Oz’s campaign responded by pointing to a 2013 incident in which Fetterman grabbed his shotgun and chased down a Black jogger after hearing what Fetterman has said were gunshots.

“Dr. Oz doesn’t need lectures on guns from the guy who pulled a shotgun on an unarmed Black jogger,” said Oz spokesperson Brittany Yanick. She added that Fetterman’s support for clemency for people who have served long prison terms and past statements supporting decriminalizing all drugs are “what will make people less safe.”

(Fetterman, through a spokesperson, recently narrowed his position on drugs, saying he doesn’t support decriminalizing “hard drugs.”)

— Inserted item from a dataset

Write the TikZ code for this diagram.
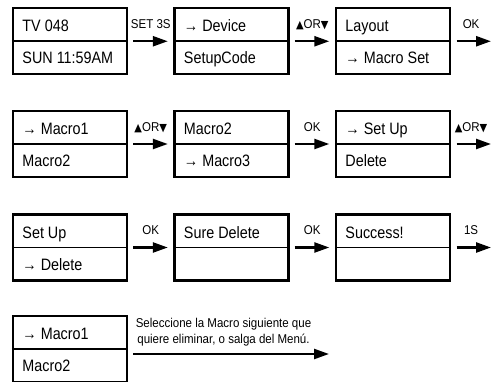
\documentclass[tikz,border=0pt]{standalone}
\usepackage{fontspec}
\setmainfont{Liberation Sans}
\newfontfamily\symfont{DejaVu Sans}
\usetikzlibrary{arrows.meta,calc}
\newcommand{\upt}{{\symfont\fontsize{11}{12}\selectfont ▲}}
\newcommand{\dnt}{{\symfont\fontsize{11}{12}\selectfont ▼}}
\tikzset{
  scrn/.style={draw, line width=2.4pt, minimum width=114pt, minimum height=66pt, inner sep=0pt},
  txt/.style={anchor=base west, inner sep=0pt, xscale=0.87, font=\fontsize{16.5}{18}\selectfont},
  lbl/.style={anchor=base, inner sep=0pt, xscale=0.9, font=\fontsize{12.8}{14}\selectfont},
  arr/.style={line width=2.4pt, -{Triangle[length=15pt,width=10pt]}},
  divline/.style={line width=1.8pt},
}
\begin{document}
\begin{tikzpicture}[x=1pt,y=-1pt]
\useasboundingbox (0,0) rectangle (492,382);
\clip (0,0) rectangle (492,382);
% row 1
\node[scrn] (a1) at (70,41.25) {};
\node[scrn] (a2) at (231.5,41.25) {};
\node[scrn] (a3) at (393,41.25) {};
% row 2
\node[scrn] (b1) at (70,144) {};
\node[scrn] (b2) at (231.5,144) {};
\node[scrn] (b3) at (393,144) {};
% row 3
\node[scrn] (c1) at (70,247.5) {};
\node[scrn] (c2) at (231.5,247.5) {};
\node[scrn] (c3) at (393,247.5) {};
% row 4
\node[scrn] (d1) at (70,349) {};
% dividers
\foreach \n in {a1,a2,a3,b1,b2,b3,c1,c2,c3,d1}{
  \draw[divline] (\n.west) -- (\n.east);
}
% texts
\node[txt] (a1u) at ([xshift=10.5pt,yshift=9.5pt]a1.west) {TV 048};
\node[txt] (a1l) at ([xshift=10.5pt,yshift=-22.5pt]a1.west) {SUN 11:59AM};
\node[txt] (a2u) at ([xshift=10.5pt,yshift=9.5pt]a2.west) {→ Device};
\node[txt] (a2l) at ([xshift=10.5pt,yshift=-22.5pt]a2.west) {SetupCode};
\node[txt] (a3u) at ([xshift=10.5pt,yshift=9.5pt]a3.west) {Layout};
\node[txt] (a3l) at ([xshift=10.5pt,yshift=-22.5pt]a3.west) {→ Macro Set};
\node[txt] (b1u) at ([xshift=10.5pt,yshift=9.5pt]b1.west) {→ Macro1};
\node[txt] (b1l) at ([xshift=10.5pt,yshift=-22.5pt]b1.west) {Macro2};
\node[txt] (b2u) at ([xshift=10.5pt,yshift=9.5pt]b2.west) {Macro2};
\node[txt] (b2l) at ([xshift=10.5pt,yshift=-22.5pt]b2.west) {→ Macro3};
\node[txt] (b3u) at ([xshift=10.5pt,yshift=9.5pt]b3.west) {→ Set Up};
\node[txt] (b3l) at ([xshift=10.5pt,yshift=-22.5pt]b3.west) {Delete};
\node[txt] (c1u) at ([xshift=10.5pt,yshift=9.5pt]c1.west) {Set Up};
\node[txt] (c1l) at ([xshift=10.5pt,yshift=-22.5pt]c1.west) {→ Delete};
\node[txt] (c2u) at ([xshift=10.5pt,yshift=9.5pt]c2.west) {Sure Delete};
\node[txt] (c3u) at ([xshift=10.5pt,yshift=9.5pt]c3.west) {Success!};
\node[txt] (d1u) at ([xshift=10.5pt,yshift=9.5pt]d1.west) {→ Macro1};
\node[txt] (d1l) at ([xshift=10.5pt,yshift=-22.5pt]d1.west) {Macro2};
% end coordinates
\coordinate (e1) at (491,41.25);
\coordinate (e2) at (491,144);
\coordinate (e3) at (491,247.5);
\coordinate (e4) at (329,354);
% arrows
\draw[arr] ([xshift=5pt]a1.east) -- ([xshift=-5.5pt]a2.west);
\draw[arr] ([xshift=5pt]a2.east) -- ([xshift=-5.5pt]a3.west);
\draw[arr] ([xshift=5.5pt]a3.east) -- (e1);
\draw[arr] ([xshift=5pt]b1.east) -- ([xshift=-5.5pt]b2.west);
\draw[arr] ([xshift=5pt]b2.east) -- ([xshift=-5.5pt]b3.west);
\draw[arr] ([xshift=5.5pt]b3.east) -- (e2);
\draw[arr] ([xshift=5pt]c1.east) -- ([xshift=-5.5pt]c2.west);
\draw[arr] ([xshift=5pt]c2.east) -- ([xshift=-5.5pt]c3.west);
\draw[arr] ([xshift=5.5pt]c3.east) -- (e3);
\draw[arr] ([xshift=5pt,yshift=-5pt]d1.east) -- (e4);
% labels
\node[lbl] (la1) at ($(a1.east)!0.5!(a2.west)+(0,-12.5)$) {SET 3S};
\node[lbl] (la2) at ($(a2.east)!0.5!(a3.west)+(0,-12.5)$) {\upt OR\dnt};
\node[lbl] (la3) at ($(a3.east)!0.5!(e1)+(0,-12.5)$) {OK};
\node[lbl] (lb1) at ($(b1.east)!0.5!(b2.west)+(0,-12.5)$) {\upt OR\dnt};
\node[lbl] (lb2) at ($(b2.east)!0.5!(b3.west)+(0,-12.5)$) {OK};
\node[lbl] (lb3) at ($(b3.east)!0.5!(e2)+(0,-12.5)$) {\upt OR\dnt};
\node[lbl] (lc1) at ($(c1.east)!0.5!(c2.west)+(0,-13.5)$) {OK};
\node[lbl] (lc2) at ($(c2.east)!0.5!(c3.west)+(0,-13.5)$) {OK};
\node[lbl] (lc3) at ($(c3.east)!0.5!(e3)+(0,-13.5)$) {1S};
\node[lbl] (ld1) at (223.5,327.7) {Seleccione la Macro siguiente que};
\node[lbl] (ld2) at (223.5,343) {quiere eliminar, o salga del Menú.};
\end{tikzpicture}
\end{document}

Oz’s campaign continued to refuse to answer whether Oz would have supported the bipartisan gun bill signed by President Joe Biden over the summer, which included incentives for states to impose red-flag laws. The Inquirer has asked about the issue multiple times. The Republican that Oz is running to replace, Sen. Pat Toomey, is one of the few Republicans who has supported some tougher laws, including expanding background checks and the bipartisan bill.

The ads come as both parties are ramping up spending in the critical Senate race, with outside groups pouring millions into a race that could decide control of the Senate.

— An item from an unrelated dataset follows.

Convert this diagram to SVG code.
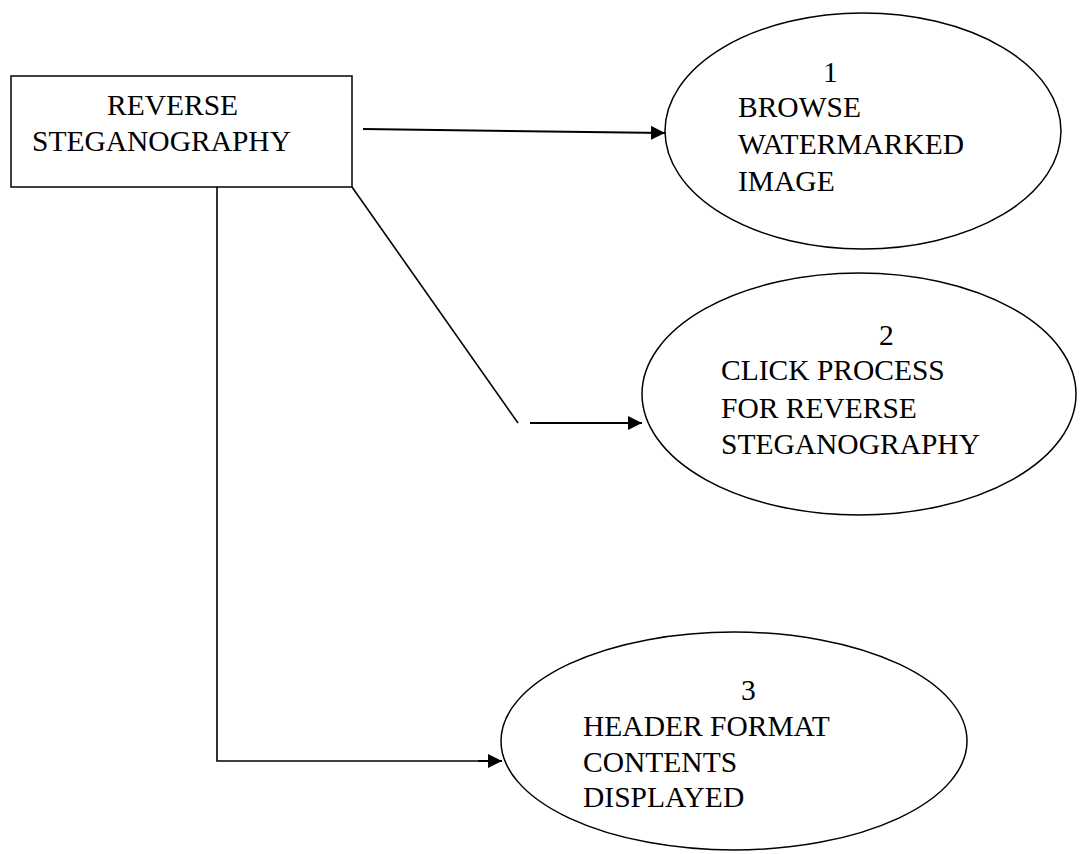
<svg xmlns="http://www.w3.org/2000/svg" width="1082" height="854" viewBox="0 0 1082 854">
  <style>
    .box { fill: #ffffff; stroke: #000000; stroke-width: 1.5; }
    .oval { fill: #ffffff; stroke: #000000; stroke-width: 1.5; }
    .lbl { font-family: "Liberation Serif", "Times New Roman", serif; font-size: 29.5px; fill: #000000; }
    .wire { fill: none; stroke: #000000; stroke-width: 1.6; }
    .wire.arrow { stroke-width: 2; marker-end: url(#head); }
  </style>
  <defs>
    <marker id="head" viewBox="0 0 14 14" refX="14" refY="7" markerWidth="14" markerHeight="14" markerUnits="userSpaceOnUse" orient="auto">
      <path d="M0,0 L14,7 L0,14 Z" fill="#000000"/>
    </marker>
  </defs>
  <rect width="1082" height="854" fill="#ffffff"/>

  <!-- connectors -->
  <g id="connectors">
    <line class="wire arrow" x1="363" y1="129" x2="665" y2="133"/>
    <line class="wire" x1="352" y1="187" x2="518" y2="423"/>
    <line class="wire arrow" x1="530" y1="423" x2="642" y2="423"/>
    <polyline class="wire" points="217,187 217,761 480,761"/>
    <line class="wire arrow" x1="478" y1="761" x2="502" y2="761"/>
  </g>

  <!-- source entity -->
  <g id="reverse-steganography">
    <rect class="box" x="11" y="76" width="341" height="111"/>
    <text class="lbl" x="107" y="115">REVERSE</text>
    <text class="lbl" x="32" y="151">STEGANOGRAPHY</text>
  </g>

  <!-- process 1 -->
  <g id="process-1">
    <ellipse class="oval" cx="863" cy="131" rx="198" ry="118"/>
    <text class="lbl" x="823" y="82">1</text>
    <text class="lbl" x="738" y="117">BROWSE</text>
    <text class="lbl" x="738" y="154">WATERMARKED</text>
    <text class="lbl" x="738" y="191">IMAGE</text>
  </g>

  <!-- process 2 -->
  <g id="process-2">
    <ellipse class="oval" cx="859" cy="394" rx="217" ry="121"/>
    <text class="lbl" x="879" y="345">2</text>
    <text class="lbl" x="721" y="380">CLICK PROCESS</text>
    <text class="lbl" x="721" y="418">FOR REVERSE</text>
    <text class="lbl" x="721" y="454">STEGANOGRAPHY</text>
  </g>

  <!-- process 3 -->
  <g id="process-3">
    <ellipse class="oval" cx="734" cy="741" rx="233" ry="109"/>
    <text class="lbl" x="741" y="700">3</text>
    <text class="lbl" x="583" y="736">HEADER FORMAT</text>
    <text class="lbl" x="583" y="772">CONTENTS</text>
    <text class="lbl" x="583" y="807">DISPLAYED</text>
  </g>
</svg>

Everytown, which formed in the aftermath of the 2012 Sandy Hook school shooting in Newtown, Conn., also released polling showing broad support for tougher gun laws, including expanded background checks and the bipartisan gun bill.

Oz and the GOP have relentlessly attacked Fetterman over crime.

Democrats argue that Oz’s refusal to support tougher gun laws, amid a crisis of shootings in Philadelphia, shows that he doesn’t actually support solutions to crime, and only wants to use the issue for political gain.

Oz during the GOP primary said he would oppose red-flag laws, universal background checks, and other gun proposals, such as banning assault-style weapons. He took those stands despite previously, as a TV host, hosting gun-control advocates for sympathetic interviews on his show, and having the lead on newspaper columns advocating for those very same laws.

His campaign has previously said that the advice columns (which Oz had a contract for through January) were in recent years written by Oz’s coauthor and that there were “instances” in which the two disagreed. The campaign didn’t specify which instances.

On broader questions about crime, Oz has offered few specifics about what he would do, beyond offering support for police.

The Everytown ad launch comes as the Republican Jewish Coalition launched a $1.5 million ad buy of its own in Philadelphia, trying to reach Black voters over the incident involving Fetterman and the jogger. Fetterman, who was then the mayor of Braddock, has said he heard gunshots and made a split-second decision to chase the man, though the man was unarmed and not involved in any incident that day.

The coalition is the second group to target Philadelphia’s Black voters with those ads, aiming to peel away a key part of the Democratic coalition. An Oz-aligned super PAC, American Leadership Action, ran similar ads in early September.